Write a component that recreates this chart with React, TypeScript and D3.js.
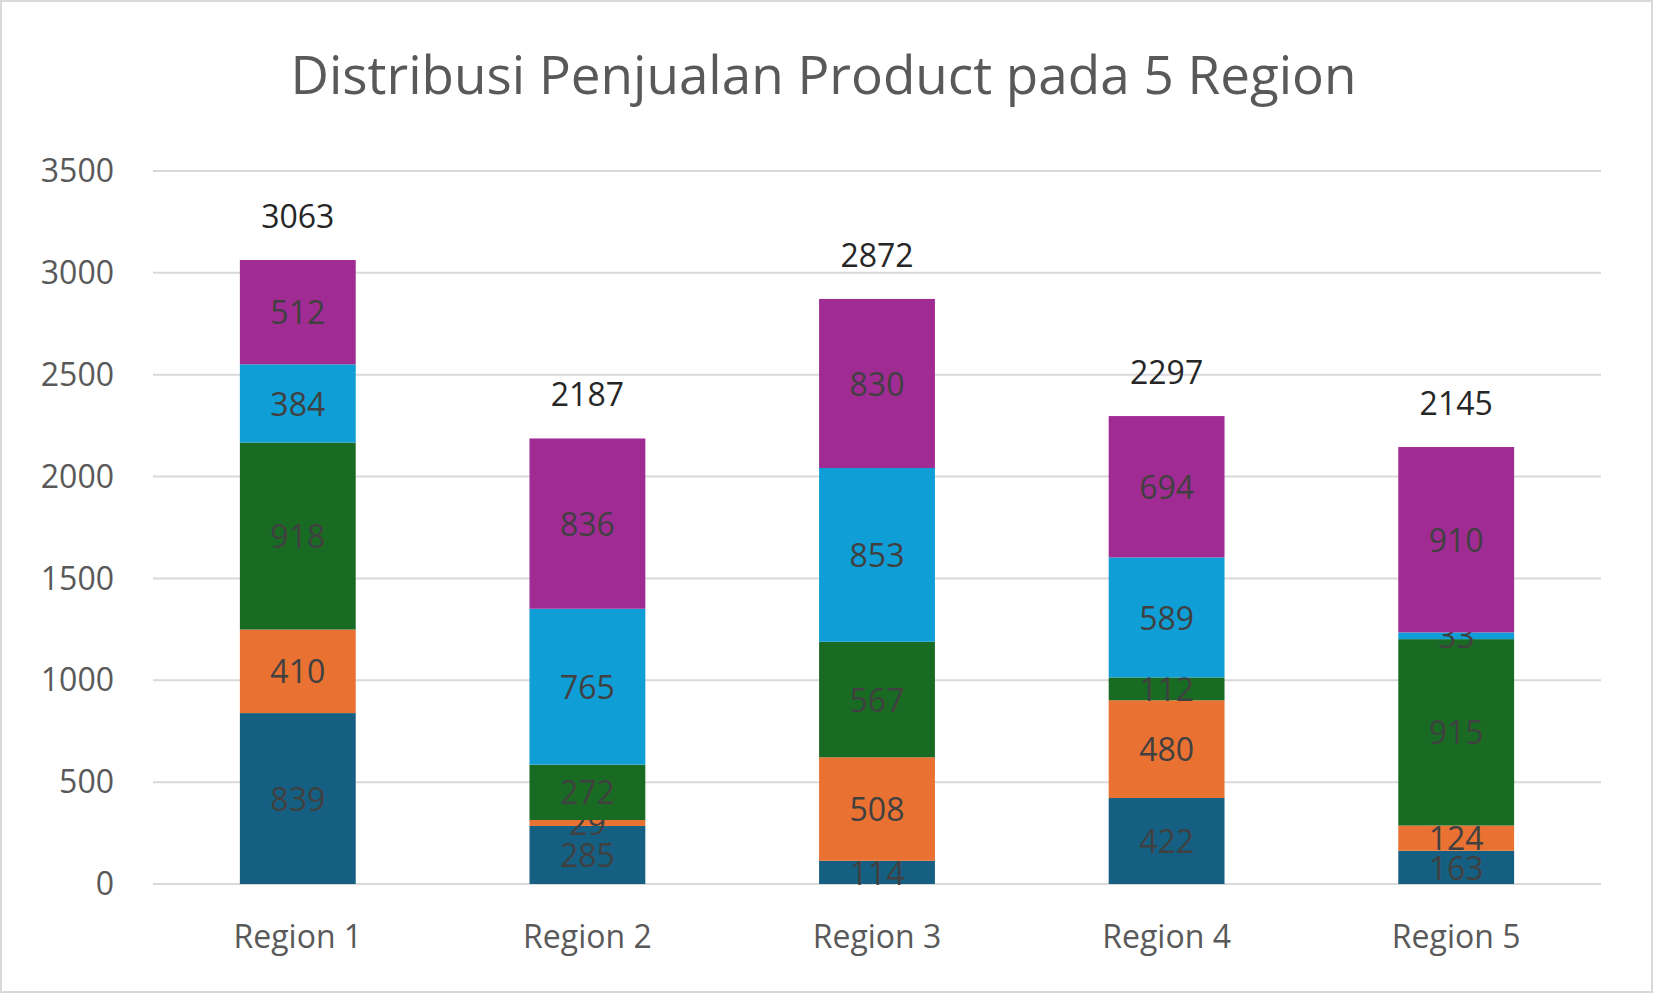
import * as d3 from "d3";
import { useEffect, useRef } from "react";

const regions = ["Region 1", "Region 2", "Region 3", "Region 4", "Region 5"];
const series1 = [839, 285, 114, 422, 163];
const series2 = [410, 29, 508, 480, 124];
const series3 = [918, 272, 567, 112, 915];
const series4 = [384, 765, 853, 589, 33];
const series5 = [512, 836, 830, 694, 910];
const yTicks = [0, 500, 1000, 1500, 2000, 2500, 3000, 3500];
const colors = ["#156082", "#e97132", "#196b24", "#0f9ed5", "#a02b93"];

const W = 1653;
const H = 993;
const font = "'Open Sans', 'Noto Sans', sans-serif";

function drawChart(svgEl: SVGSVGElement) {
    const svg = d3.select(svgEl);
    svg.selectAll("*").remove();

    svg.append("rect")
        .attr("x", 1).attr("y", 1).attr("width", W - 2).attr("height", H - 2)
        .attr("fill", "#fff").attr("stroke", "#d9d9d9").attr("stroke-width", 2);

    const x = d3.scaleBand<string>().domain(regions).range([153, 1601])
        .paddingInner(0.6).paddingOuter(0.3);
    const y = d3.scaleLinear().domain([0, 3500]).range([884, 171]);

    // gridlines and tick labels
    svg.append("g").selectAll("line").data(yTicks).enter().append("line")
        .attr("x1", 153).attr("x2", 1601)
        .attr("y1", d => y(d)).attr("y2", d => y(d))
        .attr("stroke", "#d9d9d9").attr("stroke-width", 2);
    svg.append("g").selectAll("text").data(yTicks).enter().append("text")
        .attr("x", 114).attr("y", d => y(d)).attr("dy", "0.35em")
        .attr("text-anchor", "end").attr("fill", "#595959")
        .style("font-family", font).style("font-size", "32px")
        .text(d => d);

    svg.append("g").selectAll("text").data(regions).enter().append("text")
        .attr("x", d => x(d)! + x.bandwidth() / 2).attr("y", 948)
        .attr("text-anchor", "middle").attr("fill", "#595959")
        .style("font-family", font).style("font-size", "32px")
        .text(d => d);

    const table = regions.map((r, i) => ({
        region: r, s1: series1[i], s2: series2[i], s3: series3[i], s4: series4[i], s5: series5[i],
    }));
    const keys = ["s1", "s2", "s3", "s4", "s5"];
    const stacked = d3.stack<any>().keys(keys)(table);

    stacked.forEach((layer, li) => {
        const g = svg.append("g");
        g.selectAll("rect").data(layer).enter().append("rect")
            .attr("x", d => x(d.data.region)!)
            .attr("width", x.bandwidth())
            .attr("y", d => y(d[1]))
            .attr("height", d => y(d[0]) - y(d[1]))
            .attr("fill", colors[li]);
        g.selectAll("text").data(layer).enter().append("text")
            .attr("x", d => x(d.data.region)! + x.bandwidth() / 2)
            .attr("y", d => (y(d[0]) + y(d[1])) / 2).attr("dy", "0.38em")
            .attr("text-anchor", "middle").attr("fill", "#404040")
            .style("font-family", font).style("font-size", "32px")
            .text(d => d[1] - d[0]);
    });

    svg.append("g").selectAll("text").data(table).enter().append("text")
        .attr("x", d => x(d.region)! + x.bandwidth() / 2)
        .attr("y", d => y(d.s1 + d.s2 + d.s3 + d.s4 + d.s5) - 32)
        .attr("text-anchor", "middle").attr("fill", "#262626")
        .style("font-family", font).style("font-size", "32px")
        .text(d => d.s1 + d.s2 + d.s3 + d.s4 + d.s5);

    svg.append("text")
        .attr("x", W / 2 - 3).attr("y", 94).attr("text-anchor", "middle")
        .attr("fill", "#595959").style("font-family", font).style("font-size", "53px")
        .text("Distribusi Penjualan Product pada 5 Region");
}

export default function App() {
    const ref = useRef<SVGSVGElement>(null);
    useEffect(() => {
        if (ref.current) drawChart(ref.current);
    }, []);
    return (
        <svg ref={ref} width={W} height={H}
            style={{ position: "fixed", left: 0, top: 0, display: "block" }} />
    );
}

## AIM OF THE EXERCISE
Restate the whole listing above exactly, please, omitting every image.

## THE REPLY
Write a component that recreates this chart with React, TypeScript and D3.js.
import * as d3 from "d3";
import { useEffect, useRef } from "react";

const regions = ["Region 1", "Region 2", "Region 3", "Region 4", "Region 5"];
const series1 = [839, 285, 114, 422, 163];
const series2 = [410, 29, 508, 480, 124];
const series3 = [918, 272, 567, 112, 915];
const series4 = [384, 765, 853, 589, 33];
const series5 = [512, 836, 830, 694, 910];
const yTicks = [0, 500, 1000, 1500, 2000, 2500, 3000, 3500];
const colors = ["#156082", "#e97132", "#196b24", "#0f9ed5", "#a02b93"];

const W = 1653;
const H = 993;
const font = "'Open Sans', 'Noto Sans', sans-serif";

function drawChart(svgEl: SVGSVGElement) {
    const svg = d3.select(svgEl);
    svg.selectAll("*").remove();

    svg.append("rect")
        .attr("x", 1).attr("y", 1).attr("width", W - 2).attr("height", H - 2)
        .attr("fill", "#fff").attr("stroke", "#d9d9d9").attr("stroke-width", 2);

    const x = d3.scaleBand<string>().domain(regions).range([153, 1601])
        .paddingInner(0.6).paddingOuter(0.3);
    const y = d3.scaleLinear().domain([0, 3500]).range([884, 171]);

    // gridlines and tick labels
    svg.append("g").selectAll("line").data(yTicks).enter().append("line")
        .attr("x1", 153).attr("x2", 1601)
        .attr("y1", d => y(d)).attr("y2", d => y(d))
        .attr("stroke", "#d9d9d9").attr("stroke-width", 2);
    svg.append("g").selectAll("text").data(yTicks).enter().append("text")
        .attr("x", 114).attr("y", d => y(d)).attr("dy", "0.35em")
        .attr("text-anchor", "end").attr("fill", "#595959")
        .style("font-family", font).style("font-size", "32px")
        .text(d => d);

    svg.append("g").selectAll("text").data(regions).enter().append("text")
        .attr("x", d => x(d)! + x.bandwidth() / 2).attr("y", 948)
        .attr("text-anchor", "middle").attr("fill", "#595959")
        .style("font-family", font).style("font-size", "32px")
        .text(d => d);

    const table = regions.map((r, i) => ({
        region: r, s1: series1[i], s2: series2[i], s3: series3[i], s4: series4[i], s5: series5[i],
    }));
    const keys = ["s1", "s2", "s3", "s4", "s5"];
    const stacked = d3.stack<any>().keys(keys)(table);

    stacked.forEach((layer, li) => {
        const g = svg.append("g");
        g.selectAll("rect").data(layer).enter().append("rect")
            .attr("x", d => x(d.data.region)!)
            .attr("width", x.bandwidth())
            .attr("y", d => y(d[1]))
            .attr("height", d => y(d[0]) - y(d[1]))
            .attr("fill", colors[li]);
        g.selectAll("text").data(layer).enter().append("text")
            .attr("x", d => x(d.data.region)! + x.bandwidth() / 2)
            .attr("y", d => (y(d[0]) + y(d[1])) / 2).attr("dy", "0.38em")
            .attr("text-anchor", "middle").attr("fill", "#404040")
            .style("font-family", font).style("font-size", "32px")
            .text(d => d[1] - d[0]);
    });

    svg.append("g").selectAll("text").data(table).enter().append("text")
        .attr("x", d => x(d.region)! + x.bandwidth() / 2)
        .attr("y", d => y(d.s1 + d.s2 + d.s3 + d.s4 + d.s5) - 32)
        .attr("text-anchor", "middle").attr("fill", "#262626")
        .style("font-family", font).style("font-size", "32px")
        .text(d => d.s1 + d.s2 + d.s3 + d.s4 + d.s5);

    svg.append("text")
        .attr("x", W / 2 - 3).attr("y", 94).attr("text-anchor", "middle")
        .attr("fill", "#595959").style("font-family", font).style("font-size", "53px")
        .text("Distribusi Penjualan Product pada 5 Region");
}

export default function App() {
    const ref = useRef<SVGSVGElement>(null);
    useEffect(() => {
        if (ref.current) drawChart(ref.current);
    }, []);
    return (
        <svg ref={ref} width={W} height={H}
            style={{ position: "fixed", left: 0, top: 0, display: "block" }} />
    );
}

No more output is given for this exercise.